We would like to implement an opt-out mechanism for any users who do not want to use prompt caching for code completion.
This MR does the following
- Add a top-level namespace setting (in GitLab Rails) to let admins opt out of prompt caching
- This setting should then apply to all groups and projects within the top-level namespace.
- Pass that information along in the headers which we pass to the client when fetching direct_access (see code here). We need to make sure this information is added for indirect connections as well.
Implementation
followed the guide here: !143278 (diffs) and !143278 (diffs)
AI Settings notes
We will also need to work across teams to ensure there's an AI Settings admin option to support the opt out. Prior details on this related to Chat are captured here: &16708 (closed)

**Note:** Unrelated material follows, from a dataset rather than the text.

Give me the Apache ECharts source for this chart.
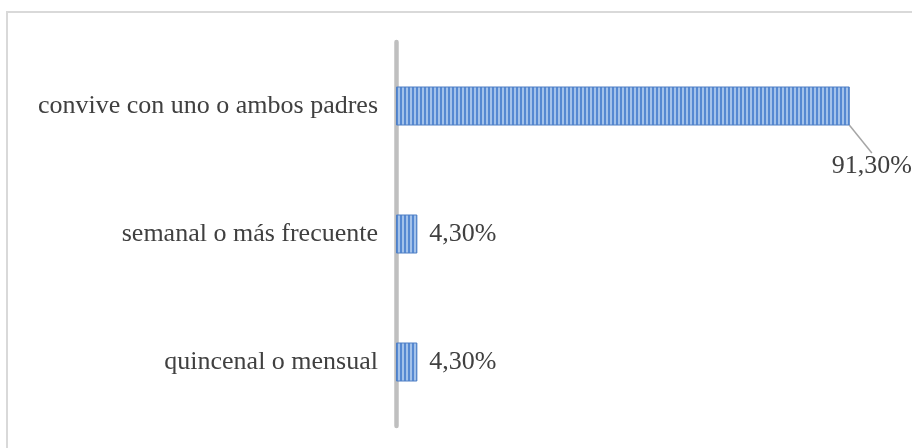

Note: Using this as example: !188732 (diffs)
let(:top_level_namespace) { create(:group) }
let(:enabled_group) { create(:group, parent: top_level_namespace) }
let(:project_setting) { create(:project_setting, model_prompt_cache_enabled: false) }
let(:disabled_project) { create(:project, group: enabled_group, project_setting: project_setting) }
# set at project_setting
project.read_attribute_before_type_cast(:model_prompt_cache_enabled)
=> false
group.read_attribute_before_type_cast(:model_prompt_cache_enabled)
=> true
application_setting.read_attribute_before_type_cast(:model_prompt_cache_enabled)
=> true
project.model_prompt_cache_enabled => false
group.model_prompt_cache_enabled => true
application_setting.model_prompt_cache_enabled => true
# set at group namespace_setting
project.read_attribute_before_type_cast(:model_prompt_cache_enabled)
=> nil
group.read_attribute_before_type_cast(:model_prompt_cache_enabled)
=> false
application_setting.read_attribute_before_type_cast(:model_prompt_cache_enabled)
=> true
project.model_prompt_cache_enabled => false
group.model_prompt_cache_enabled => false
application_setting.model_prompt_cache_enabled => true
# set at application_setting
project.read_attribute_before_type_cast(:model_prompt_cache_enabled)
=> nil
group.read_attribute_before_type_cast(:model_prompt_cache_enabled)
=> nil
application_setting.read_attribute_before_type_cast(:model_prompt_cache_enabled)
=> true
project.model_prompt_cache_enabled = true
group.model_prompt_cache_enabled = true
application_setting.model_prompt_cache_enabled => true
References
gitlab-org/modelops/applied-ml/code-suggestions/ai-assist!2376 (merged)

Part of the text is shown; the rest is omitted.